Yaşadığımız Ereğli’nin geleceğine termik santral yutturmacası ile kanser bacası dikilmesine karşı durmak öncelikle bir vatandaşlık görevi.

Biz de öyle yaptık yapıyoruz.

Köseağzı ve Kireçlik kurtuldu ama tehlike bitmedi ki.

Milletvekili Fazlı Bey’den bu konuda toplumun önünde söz de almak istedim o da olmadı.

Biliyorum ki sırada Kandilli ve Alacaağzı var.

Susmak yok bağırmaya devam.

Termik santral istemiyoruz.

Çatalağzı’nda yapılan bir yanlışlığı da “iyi örnek” diye kimse vitrine çıkarmasın.

Tarih konuşacak bir gün bu konuda.

Yaşarsak göreceğiz.

 

Fazlı Erdoğan “Zonguldaklı olamayan Zonguldak milletvekilleri” sözüme de çok kırılmış.

Bir öfkeli ki.

Dedesinin mezarının Zonguldak’ta olmamasının kendi suçu olmadığını söyledi.

Oysa benim yazımda, “dedesinin mezarının burada olması Zonguldaklı olmasını sağlamaz” diyerek, seçilip de yan gelerek yatanları işaret etmiştim.

Bunlardan biri de AKP’li ve Köksal Toptan.

Zonguldak’a bir tek çivi çakmadan yıllardır seçilip durur ve gider Ankara’ya.

Bu düşünce sadece benim değil ki.
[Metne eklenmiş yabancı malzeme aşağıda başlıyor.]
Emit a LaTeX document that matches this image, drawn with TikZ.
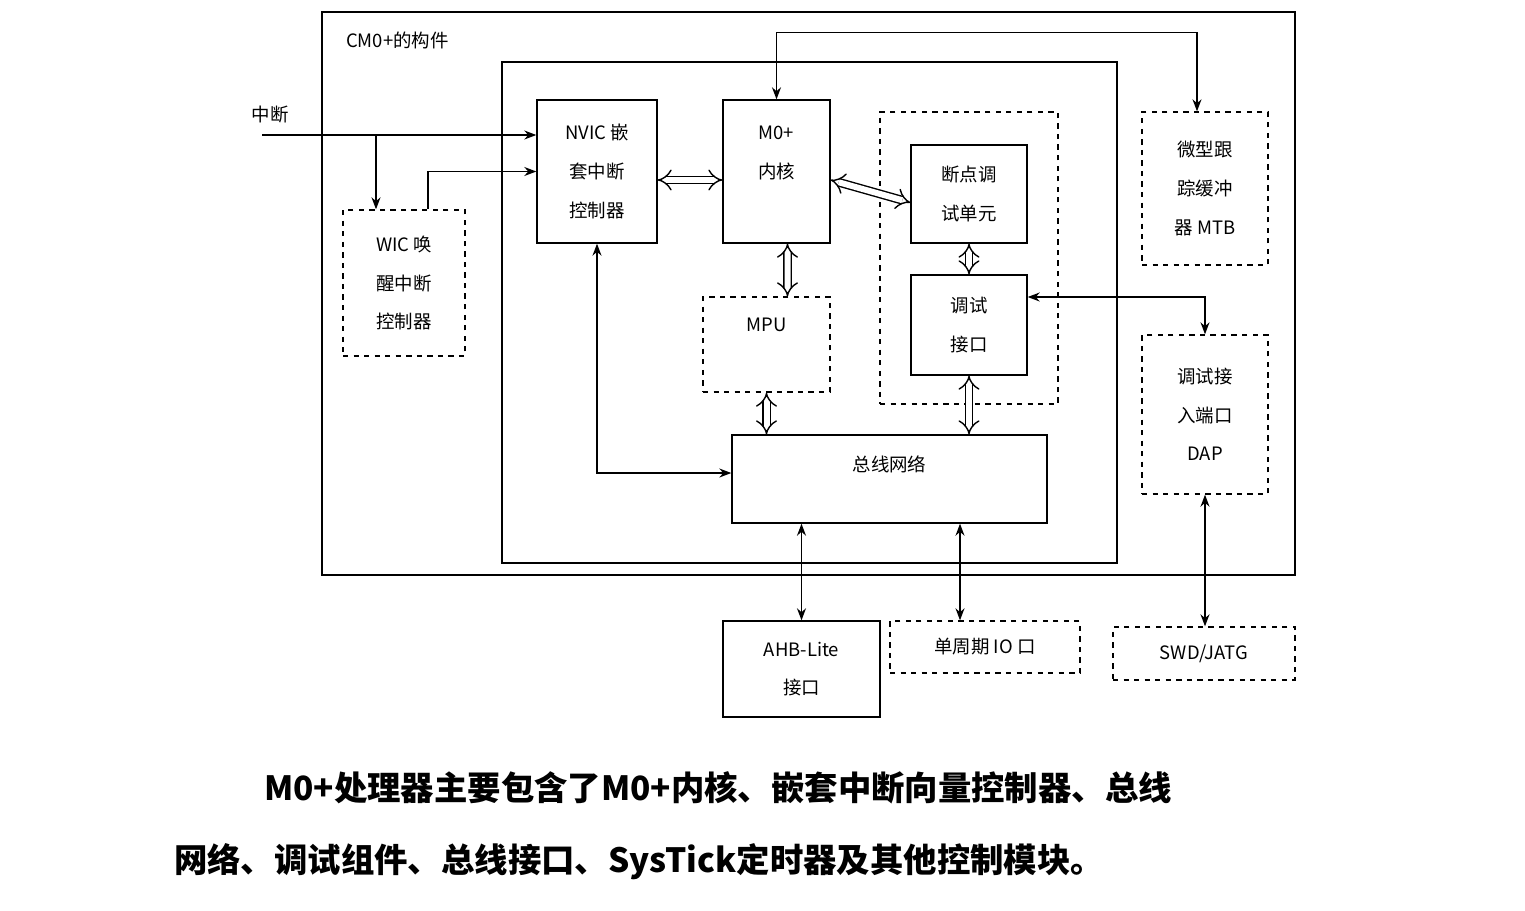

Bir önseçim yapsınlar partiler de görelim bakalım kim kaç kilo çekiyor.

Açıkça parti ayrımı yapmadan söylüyorum; şu anki beş milletvekilinden bir tanesi bile bir daha Ankara’ya gidemez. Gitse gitse  otobüsle gezmeye gider.

Oysa söz çok açık ve net:

Zonguldaklı olamayan Zonguldak milletvekilleri!

Bu ne demek daha önce yazdım.

Zonguldak’tan seçilip de Zonguldak’ın hak ve çıkarlarını korumayanlar kast ettiğim.

Zonguldak’tan seçilip de bu bölgenin hak ve çıkarlarını koruyan hiçbir milletvekili bu cümleden alınmamalı ve tam aksine savunmalı diye düşünüyorum.

Fazlı Beyin gerginliğinin altında başka şeyler var ama benim kapsama alanımın dışındaki olaylar.

Zaten daha sonra basın toplantısında 65 dakika konuşarak içindekileri dökmüş.

Fazlı Erdoğan Zonguldak milletvekili.

Seçildiği gün “Karadeniz Ereğli’ye yapılacak bir hizmet için bana bir görev düşer ise bilabedel emrinize hazırım” sözümün yine arkasındayım.

Bir sene sonra seçilmiş seçilmemiş bu O’nun sorunu. Ben son ana kadar kendisinden hizmet bekleyen Zonguldaklı bir vatandaşım.

Vatandaşlık hakkımla hizmet talep ediyorum.

Bu hakkımı kullanmaya da devam edeceğim.